Тотчас один из парашютистов, сняв засов, приоткрыл ворота и побежал внутрь обширного двора, заставленного низкими, одноэтажными строениями, крытыми шифером. Через несколько минут к воротам подошел офицер-парашютист в чине лейтенанта, лет тридцати, с хмурым, заспанным грязно-серым лицом и красноватыми подглазными мешками.
— Вам чего? — обратился он к Стампу. — Я помощник коменданта.
— От генерала Жаккара — коменданту! — и Стамп протянул лейтенанту письмо, не выпуская его, однако, из рук.
— Давайте сюда, я передам.
— Нет, — отрезал Стамп. — Только лично, таково приказание генерала!
— Ладно, проходите… — Лейтенант кивнул парашютистам. — Пропустить!
— Со мной адвокат и врач, — не двигаясь с места, сказал Стамп.
— Ну и что? Пусть ждут.
— Они должны пройти со мной! — властно сказал Стамп. — Генерал предоставил мне…
Стамп еще не кончил фразы, как лейтенант открыл створку ворот: видимо, особым, профессиональным чутьем он сразу признал в Стампе своего и проникся к нему доверием.
— Ладно, пусть проходят! А этот ваш, четвертый?
— Останется в машине.
— Эй! — крикнул лейтенант водителю. — Отъезжай от ограды на двести метров, здесь стоять не положено!..
Комендант оказался приветливым, болтливым, краснорожим толстяком с заплывшими глазками, на редкость малого роста; на его крупной лысой голове с трудом держался голубой беретик, он то и дело соскальзывал и повисал на крохотном ухе; необычно длинный, узкий, безгубый рот коменданта был уставлен множеством мелких зубов; стоило коменданту заговорить, как они начинали шататься во все стороны и, казалось, приходили в беспорядочное движение.

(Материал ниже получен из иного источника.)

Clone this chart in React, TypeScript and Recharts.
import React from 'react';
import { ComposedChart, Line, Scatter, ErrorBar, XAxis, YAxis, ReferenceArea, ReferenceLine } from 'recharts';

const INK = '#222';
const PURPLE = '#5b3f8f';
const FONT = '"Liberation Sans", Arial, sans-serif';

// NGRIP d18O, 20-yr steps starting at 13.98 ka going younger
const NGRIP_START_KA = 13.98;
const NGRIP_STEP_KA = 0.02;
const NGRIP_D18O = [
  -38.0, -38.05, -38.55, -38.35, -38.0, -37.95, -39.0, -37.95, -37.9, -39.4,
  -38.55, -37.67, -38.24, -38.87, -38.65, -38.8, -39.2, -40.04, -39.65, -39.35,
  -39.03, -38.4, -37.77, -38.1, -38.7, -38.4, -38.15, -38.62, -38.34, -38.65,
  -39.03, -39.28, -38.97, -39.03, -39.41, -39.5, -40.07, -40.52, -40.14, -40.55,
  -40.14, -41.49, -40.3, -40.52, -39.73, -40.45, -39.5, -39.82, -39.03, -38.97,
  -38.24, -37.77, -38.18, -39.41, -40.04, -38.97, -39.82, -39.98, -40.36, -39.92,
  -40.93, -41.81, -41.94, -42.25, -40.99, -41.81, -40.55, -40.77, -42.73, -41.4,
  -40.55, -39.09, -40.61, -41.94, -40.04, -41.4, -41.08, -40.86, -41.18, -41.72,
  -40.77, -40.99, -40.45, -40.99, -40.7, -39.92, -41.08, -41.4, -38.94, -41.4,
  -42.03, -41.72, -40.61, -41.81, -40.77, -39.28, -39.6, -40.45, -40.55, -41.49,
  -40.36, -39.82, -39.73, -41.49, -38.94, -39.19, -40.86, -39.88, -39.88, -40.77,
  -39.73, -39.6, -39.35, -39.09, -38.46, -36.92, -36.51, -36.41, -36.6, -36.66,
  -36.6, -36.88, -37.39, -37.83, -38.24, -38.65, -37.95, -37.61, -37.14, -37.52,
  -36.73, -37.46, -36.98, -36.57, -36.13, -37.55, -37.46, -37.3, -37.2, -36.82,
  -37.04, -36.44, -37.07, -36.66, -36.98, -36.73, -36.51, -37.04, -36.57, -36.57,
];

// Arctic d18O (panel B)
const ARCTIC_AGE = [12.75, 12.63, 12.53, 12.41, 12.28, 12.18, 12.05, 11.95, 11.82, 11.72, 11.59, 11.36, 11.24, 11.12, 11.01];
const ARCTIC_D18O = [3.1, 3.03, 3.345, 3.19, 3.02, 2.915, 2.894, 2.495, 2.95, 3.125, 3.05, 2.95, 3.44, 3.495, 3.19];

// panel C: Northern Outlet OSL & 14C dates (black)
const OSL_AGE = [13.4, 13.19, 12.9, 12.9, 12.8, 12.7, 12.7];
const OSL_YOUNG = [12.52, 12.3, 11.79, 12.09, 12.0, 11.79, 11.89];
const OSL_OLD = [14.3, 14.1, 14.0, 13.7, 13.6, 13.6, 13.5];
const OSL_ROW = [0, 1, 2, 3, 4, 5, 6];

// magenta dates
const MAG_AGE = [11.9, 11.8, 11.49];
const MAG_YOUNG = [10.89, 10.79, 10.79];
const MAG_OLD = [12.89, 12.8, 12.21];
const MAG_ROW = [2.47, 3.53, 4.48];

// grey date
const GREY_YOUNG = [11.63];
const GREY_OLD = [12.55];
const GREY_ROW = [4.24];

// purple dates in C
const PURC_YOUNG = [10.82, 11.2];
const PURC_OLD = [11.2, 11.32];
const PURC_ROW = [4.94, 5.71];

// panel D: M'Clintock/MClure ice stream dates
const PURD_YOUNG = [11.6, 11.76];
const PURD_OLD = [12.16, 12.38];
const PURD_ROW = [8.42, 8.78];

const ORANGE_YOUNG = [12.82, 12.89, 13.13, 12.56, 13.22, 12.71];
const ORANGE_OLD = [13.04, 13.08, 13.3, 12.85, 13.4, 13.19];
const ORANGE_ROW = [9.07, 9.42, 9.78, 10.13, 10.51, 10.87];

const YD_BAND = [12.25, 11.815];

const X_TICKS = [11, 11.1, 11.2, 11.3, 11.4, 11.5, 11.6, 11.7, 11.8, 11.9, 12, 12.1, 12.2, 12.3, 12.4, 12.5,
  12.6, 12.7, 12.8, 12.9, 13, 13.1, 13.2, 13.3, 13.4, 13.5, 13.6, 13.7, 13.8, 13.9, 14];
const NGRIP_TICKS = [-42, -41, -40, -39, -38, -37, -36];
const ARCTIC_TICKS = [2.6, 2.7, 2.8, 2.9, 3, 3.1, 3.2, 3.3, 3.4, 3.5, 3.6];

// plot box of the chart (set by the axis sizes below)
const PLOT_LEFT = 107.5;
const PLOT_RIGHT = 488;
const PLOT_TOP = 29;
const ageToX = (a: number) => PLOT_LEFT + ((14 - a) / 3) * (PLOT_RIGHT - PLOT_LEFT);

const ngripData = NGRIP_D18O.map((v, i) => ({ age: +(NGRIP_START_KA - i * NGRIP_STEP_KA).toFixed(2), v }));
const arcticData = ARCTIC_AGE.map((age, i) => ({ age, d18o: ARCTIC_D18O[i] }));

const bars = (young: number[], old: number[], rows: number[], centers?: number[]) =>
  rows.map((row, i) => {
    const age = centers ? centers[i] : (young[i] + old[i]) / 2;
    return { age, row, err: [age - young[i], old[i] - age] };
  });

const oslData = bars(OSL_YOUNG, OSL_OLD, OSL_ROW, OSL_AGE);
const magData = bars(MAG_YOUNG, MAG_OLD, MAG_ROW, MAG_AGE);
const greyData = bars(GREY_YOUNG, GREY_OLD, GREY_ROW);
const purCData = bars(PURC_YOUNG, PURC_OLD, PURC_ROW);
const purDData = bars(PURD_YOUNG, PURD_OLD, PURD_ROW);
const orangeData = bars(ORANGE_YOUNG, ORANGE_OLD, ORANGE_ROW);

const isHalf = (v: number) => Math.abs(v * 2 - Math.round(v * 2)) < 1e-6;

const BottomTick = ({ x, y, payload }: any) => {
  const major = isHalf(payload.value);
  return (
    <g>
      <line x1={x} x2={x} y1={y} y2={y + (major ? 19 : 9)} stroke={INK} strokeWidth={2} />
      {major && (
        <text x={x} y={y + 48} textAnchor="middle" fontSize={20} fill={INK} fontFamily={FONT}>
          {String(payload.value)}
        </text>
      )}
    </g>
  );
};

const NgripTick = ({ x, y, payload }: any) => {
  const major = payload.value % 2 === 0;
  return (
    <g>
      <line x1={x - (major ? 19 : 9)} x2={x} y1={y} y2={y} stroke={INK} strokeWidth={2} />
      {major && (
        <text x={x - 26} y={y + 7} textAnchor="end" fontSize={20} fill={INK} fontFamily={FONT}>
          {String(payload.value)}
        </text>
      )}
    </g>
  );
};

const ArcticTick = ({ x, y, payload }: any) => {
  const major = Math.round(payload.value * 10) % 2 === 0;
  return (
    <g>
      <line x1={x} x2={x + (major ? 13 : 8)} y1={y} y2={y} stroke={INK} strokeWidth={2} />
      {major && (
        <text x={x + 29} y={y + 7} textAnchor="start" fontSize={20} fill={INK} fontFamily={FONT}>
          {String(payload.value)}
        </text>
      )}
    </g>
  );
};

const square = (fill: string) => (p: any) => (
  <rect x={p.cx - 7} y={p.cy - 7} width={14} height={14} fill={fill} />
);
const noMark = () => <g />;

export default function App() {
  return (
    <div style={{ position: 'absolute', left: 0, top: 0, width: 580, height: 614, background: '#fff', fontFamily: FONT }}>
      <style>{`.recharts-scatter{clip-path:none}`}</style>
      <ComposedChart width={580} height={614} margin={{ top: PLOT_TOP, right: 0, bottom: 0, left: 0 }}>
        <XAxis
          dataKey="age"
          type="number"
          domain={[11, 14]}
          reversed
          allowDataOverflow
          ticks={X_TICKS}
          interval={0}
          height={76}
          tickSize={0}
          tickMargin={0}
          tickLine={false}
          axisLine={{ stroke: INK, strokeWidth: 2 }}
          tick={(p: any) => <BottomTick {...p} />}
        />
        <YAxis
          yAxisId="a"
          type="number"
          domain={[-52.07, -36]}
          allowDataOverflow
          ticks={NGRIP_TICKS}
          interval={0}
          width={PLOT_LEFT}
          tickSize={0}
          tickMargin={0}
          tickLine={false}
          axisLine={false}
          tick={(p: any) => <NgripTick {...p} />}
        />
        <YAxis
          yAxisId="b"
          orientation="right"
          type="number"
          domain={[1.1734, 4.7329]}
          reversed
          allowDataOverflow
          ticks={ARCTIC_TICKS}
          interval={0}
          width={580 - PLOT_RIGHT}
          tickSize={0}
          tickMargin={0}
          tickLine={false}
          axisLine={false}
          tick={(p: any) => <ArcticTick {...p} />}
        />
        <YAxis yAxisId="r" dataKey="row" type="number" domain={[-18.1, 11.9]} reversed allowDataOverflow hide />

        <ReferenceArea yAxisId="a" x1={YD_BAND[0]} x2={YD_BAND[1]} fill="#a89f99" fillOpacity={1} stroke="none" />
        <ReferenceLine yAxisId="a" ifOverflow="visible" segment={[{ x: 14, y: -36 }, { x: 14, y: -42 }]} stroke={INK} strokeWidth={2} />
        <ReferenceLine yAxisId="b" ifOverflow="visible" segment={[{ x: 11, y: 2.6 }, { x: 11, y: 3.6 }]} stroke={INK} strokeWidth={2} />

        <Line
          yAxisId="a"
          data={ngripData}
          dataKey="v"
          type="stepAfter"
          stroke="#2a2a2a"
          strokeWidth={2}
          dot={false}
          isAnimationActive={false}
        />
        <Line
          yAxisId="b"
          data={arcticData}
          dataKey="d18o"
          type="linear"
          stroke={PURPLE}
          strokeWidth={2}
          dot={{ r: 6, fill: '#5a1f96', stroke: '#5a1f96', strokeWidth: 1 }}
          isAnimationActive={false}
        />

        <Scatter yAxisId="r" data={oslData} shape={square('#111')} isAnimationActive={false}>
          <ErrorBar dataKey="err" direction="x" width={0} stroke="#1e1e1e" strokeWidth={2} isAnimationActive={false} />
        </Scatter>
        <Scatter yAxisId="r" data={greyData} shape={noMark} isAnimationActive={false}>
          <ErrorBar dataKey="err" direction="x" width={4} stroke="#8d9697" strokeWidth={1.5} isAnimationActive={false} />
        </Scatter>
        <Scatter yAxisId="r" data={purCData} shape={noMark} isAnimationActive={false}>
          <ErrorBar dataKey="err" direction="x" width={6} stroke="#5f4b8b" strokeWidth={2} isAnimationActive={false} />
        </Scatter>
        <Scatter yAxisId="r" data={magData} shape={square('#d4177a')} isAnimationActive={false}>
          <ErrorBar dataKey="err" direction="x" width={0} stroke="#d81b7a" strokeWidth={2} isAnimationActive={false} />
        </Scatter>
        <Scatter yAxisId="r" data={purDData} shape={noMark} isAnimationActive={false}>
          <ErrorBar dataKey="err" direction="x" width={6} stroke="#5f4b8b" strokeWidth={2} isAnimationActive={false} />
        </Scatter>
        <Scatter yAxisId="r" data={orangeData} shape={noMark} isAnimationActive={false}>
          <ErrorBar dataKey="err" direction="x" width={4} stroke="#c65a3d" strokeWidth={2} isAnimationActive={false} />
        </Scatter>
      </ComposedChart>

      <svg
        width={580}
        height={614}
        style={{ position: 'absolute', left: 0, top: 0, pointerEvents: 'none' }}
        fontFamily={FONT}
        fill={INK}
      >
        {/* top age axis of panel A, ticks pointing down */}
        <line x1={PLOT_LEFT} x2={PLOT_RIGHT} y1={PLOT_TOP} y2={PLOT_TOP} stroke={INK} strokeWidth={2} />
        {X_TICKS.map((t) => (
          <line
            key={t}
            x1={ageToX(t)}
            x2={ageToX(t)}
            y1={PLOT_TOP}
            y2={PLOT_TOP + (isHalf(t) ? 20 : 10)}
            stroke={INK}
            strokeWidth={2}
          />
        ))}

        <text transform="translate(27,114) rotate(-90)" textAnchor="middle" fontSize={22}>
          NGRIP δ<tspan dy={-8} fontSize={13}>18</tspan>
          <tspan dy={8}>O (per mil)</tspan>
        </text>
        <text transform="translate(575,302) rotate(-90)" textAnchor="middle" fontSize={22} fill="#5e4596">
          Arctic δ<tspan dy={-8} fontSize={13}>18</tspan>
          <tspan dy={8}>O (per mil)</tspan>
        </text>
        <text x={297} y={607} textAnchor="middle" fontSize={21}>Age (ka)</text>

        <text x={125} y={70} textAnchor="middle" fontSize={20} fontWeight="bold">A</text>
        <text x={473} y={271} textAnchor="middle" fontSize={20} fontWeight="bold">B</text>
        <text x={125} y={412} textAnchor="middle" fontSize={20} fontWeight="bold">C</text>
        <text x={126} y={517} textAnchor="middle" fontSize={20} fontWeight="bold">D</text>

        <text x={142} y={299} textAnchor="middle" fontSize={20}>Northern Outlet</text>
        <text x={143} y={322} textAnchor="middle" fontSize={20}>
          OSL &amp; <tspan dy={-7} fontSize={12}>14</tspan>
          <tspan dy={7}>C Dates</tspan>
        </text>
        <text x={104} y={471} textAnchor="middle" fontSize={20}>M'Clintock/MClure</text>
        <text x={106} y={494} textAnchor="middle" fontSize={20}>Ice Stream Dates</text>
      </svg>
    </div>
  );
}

— О! — воскликнул он, взяв в руки письмо. — От генерала Жаккара! Какая честь для меня, какая великая честь! Что? Что? Картье? Да разве он еще не подох? — Комендант повернулся к своему помощнику. — Жубер, милый человек, разве Картье не подох?
— В бункере с прошлой недели.
— То-то его наглая физиономия давно не попадалась мне на глаза! А я-то думал, что подох. А вам он зачем, приятели? — обратился он к Стампу и его спутникам. — Генералу — зачем?

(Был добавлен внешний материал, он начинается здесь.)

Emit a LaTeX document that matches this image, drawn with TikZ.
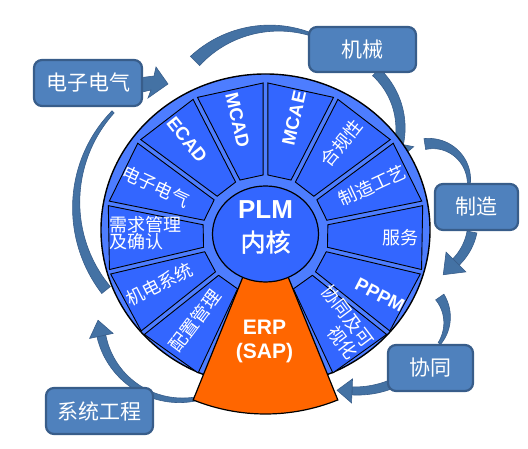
\documentclass[tikz,border=0pt]{standalone}
\usepackage{fontspec}
\setmainfont{Liberation Sans}
\newfontfamily\cjk{Noto Sans CJK SC}
\newfontfamily\cjkb[FakeBold=1.5]{Noto Sans CJK SC}
\definecolor{disc}{HTML}{4D7DFF}
\definecolor{segc}{HTML}{3366FF}
\definecolor{erpc}{HTML}{FF6600}
\definecolor{boxf}{HTML}{4F81BD}
\definecolor{boxd}{HTML}{385D8A}
\definecolor{arrf}{HTML}{4472A4}
\tikzset{
  arrowfill/.style={fill=arrf, draw=boxd, line width=0.6pt},
  rbox/.style={draw=boxd, line width=2.2pt, fill=boxf, rounded corners=8pt, text=white,
    font=\cjk\fontsize{21}{24}\selectfont, inner sep=0pt},
  segshape/.style={fill=segc, draw=black, line width=0.9pt},
  segcn/.style={text=white, font=\cjk\fontsize{18}{16}\selectfont, inner sep=0pt},
  seglat/.style={text=white, font=\bfseries\fontsize{18.5}{20}\selectfont, inner sep=0pt},
}
% tapered arc: cx cy r a0 a1 w0 w1
\newcommand\TapArc[7]{%
 \path[arrowfill] plot[domain=#4:#5,samples=60] ({#1+(#3+0.5*(#6+(#7-#6)*(\x-(#4))/((#5)-(#4))))*cos(\x)},{#2+(#3+0.5*(#6+(#7-#6)*(\x-(#4))/((#5)-(#4))))*sin(\x)})
 -- plot[domain=#5:#4,samples=60] ({#1+(#3-0.5*(#6+(#7-#6)*(\x-(#4))/((#5)-(#4))))*cos(\x)},{#2+(#3-0.5*(#6+(#7-#6)*(\x-(#4))/((#5)-(#4))))*sin(\x)}) -- cycle;}
% arrow head: cx cy r theta halfwidth length dir
\newcommand\ArrHead[7]{%
 \path[arrowfill] ({#1+(#3+#5)*cos(#4)},{#2+(#3+#5)*sin(#4)}) -- ({#1+(#3-#5)*cos(#4)},{#2+(#3-#5)*sin(#4)})
 -- ({#1+#3*cos(#4)+#6*cos((#4)+(#7)*90)},{#2+#3*sin(#4)+#6*sin((#4)+(#7)*90)}) -- cycle;}
\begin{document}
\begin{tikzpicture}[x=1pt,y=1pt]
\useasboundingbox (0,0) rectangle (528,449);
% ---- arrows ----
\TapArc{274.2}{308.8}{112}{135}{71}{13}{3}
\TapArc{212.2}{244}{136}{218.7}{136.8}{11}{3}
\TapArc{430.8}{267.3}{38.1}{99}{-2}{11}{3}
\TapArc{407}{129}{40}{35}{-36}{10}{3}
\TapArc{323.5}{320.6}{77}{47}{-11.5}{10}{9}
\ArrHead{323.5}{320.6}{77}{-11.5}{15}{19}{-1}
\TapArc{414.7}{228.3}{58.4}{-11.2}{-45}{10}{9}
\ArrHead{414.7}{228.3}{58.4}{-45}{14}{18}{-1}
\TapArc{356}{153}{95}{-69.7}{-92.4}{9}{8}
\ArrHead{356}{153}{95}{-92.4}{12}{15}{-1}
\TapArc{180.9}{130}{81.3}{-80}{-168}{4}{9}
\ArrHead{180.9}{130}{81.3}{-168}{12}{16}{-1}
\path[arrowfill] (138,371) -- (154,373) -- (156,382) -- (168,365) -- (148,351) -- (151,359) -- (138,356) -- cycle;
% ---- wheel ----
\draw[fill=disc, line width=1.4pt] (265.5,219) ellipse [x radius=164.5pt, y radius=156pt];
\begin{scope}[shift={(265.5,214)}, xscale=1.054]
  \def\ra{60}\def\rb{152}\def\g{2.3}
  \foreach \a in {90,64,38,12,-14,-40,-114,-140,-166,-192,-218,-244}{
    \pgfmathsetmacro\b{\a-26}
    \draw[segshape] ({\ra*cos(\a)+\g*sin(\a)},{\ra*sin(\a)-\g*cos(\a)})
      -- ({\rb*cos(\a)+\g*sin(\a)},{\rb*sin(\a)-\g*cos(\a)})
      -- ({\rb*cos(\b)-\g*sin(\b)},{\rb*sin(\b)+\g*cos(\b)})
      -- ({\ra*cos(\b)-\g*sin(\b)},{\ra*sin(\b)+\g*cos(\b)}) -- cycle;
  }
\end{scope}
\begin{scope}[shift={(265.5,228)}]
  \draw[fill=erpc, line width=1.2pt] (-112:60) -- (-112:193) arc[start angle=-112, end angle=-68, radius=193pt]
    -- (-68:60) arc[start angle=-68, end angle=-112, radius=60pt] -- cycle;
\end{scope}
\draw[fill=segc, line width=1.2pt] (265.5,215) ellipse [x radius=53pt, y radius=48pt];
\node[text=white, font=\bfseries\fontsize{26}{28}\selectfont, inner sep=0pt] (plm) at (265.5,239) {PLM};
\node[text=white, font=\cjkb\fontsize{25}{27}\selectfont, inner sep=0pt] (core) at (265.5,207) {内核};
\node[text=white, font=\bfseries\fontsize{21}{24}\selectfont, inner sep=0pt] (erp) at (264.5,121.5) {ERP};
\node[text=white, font=\bfseries\fontsize{21}{24}\selectfont, inner sep=0pt] (sap) at (264.5,96) {(SAP)};
% ---- segment texts ----
\begin{scope}[shift={(265.5,214)}, xscale=1.054]
  \node[seglat, rotate=77] (t1) at (77:120) {MCAE};
  \node[segcn, rotate=51] (t2) at (52:117) {合规性};
  \node[segcn, rotate=25] (t3) at (26:113) {制造工艺};
  \node[segcn] (t4) at (-1:128) {服务};
  \node[seglat, rotate=-27] (t5) at (-29:124) {PPPM};
  \node[segcn, rotate=-53, align=right, font=\cjk\fontsize{18}{20}\selectfont] (t6) at (-51:112) {协同及可\\视化};
  \node[segcn, rotate=53] (t7) at (-128:109) {配置管理};
  \node[segcn, rotate=27] (t8) at (-154:112) {机电系统};
  \node[segcn, align=left] (t9) at (179:114) {需求管理\\及确认};
  \node[segcn, rotate=-25] (t10) at (155:115) {电子电气};
  \node[seglat, rotate=-51] (t11) at (128:121) {ECAD};
  \node[seglat, rotate=-77] (t12) at (103:118) {MCAD};
\end{scope}
% ---- boxes ----
\node[rbox, minimum width=108pt, minimum height=46pt] (b1) at (88,366) {电子电气};
\node[rbox, minimum width=107pt, minimum height=45pt] (b2) at (362.5,399.5) {机械};
\node[rbox, minimum width=83pt, minimum height=46pt] (b3) at (476.5,242) {制造};
\node[rbox, minimum width=85pt, minimum height=46pt] (b4) at (430.5,81) {协同};
\node[rbox, minimum width=107pt, minimum height=46pt] (b5) at (99.5,38) {系统工程};
\end{tikzpicture}
\end{document}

— Государственное дело, — таинственно произнес Стамп.
— А-а! — уважительно протянул комендант и ребром ладони резанул себя по горлу. — Это самое? Давно бы так! Это же сущий дьявол, он мне тут всех мусульман с толку сбил, никакого с ними сладу нет! Уж чего мы с ним только ни делали: и босым по битому стеклу гоняли, и по три дня пить-есть не давали, и на полуденном солнце прижаривали, да еще в кандалах и наручниках, — а ему хоть бы что! Чуть отойдет — и опять за свое! Поверите ли, целые митинги в бараках устраивает, а заключенные, ясное дело, уши развешивают… Верно я говорю, Жубер, милый человек?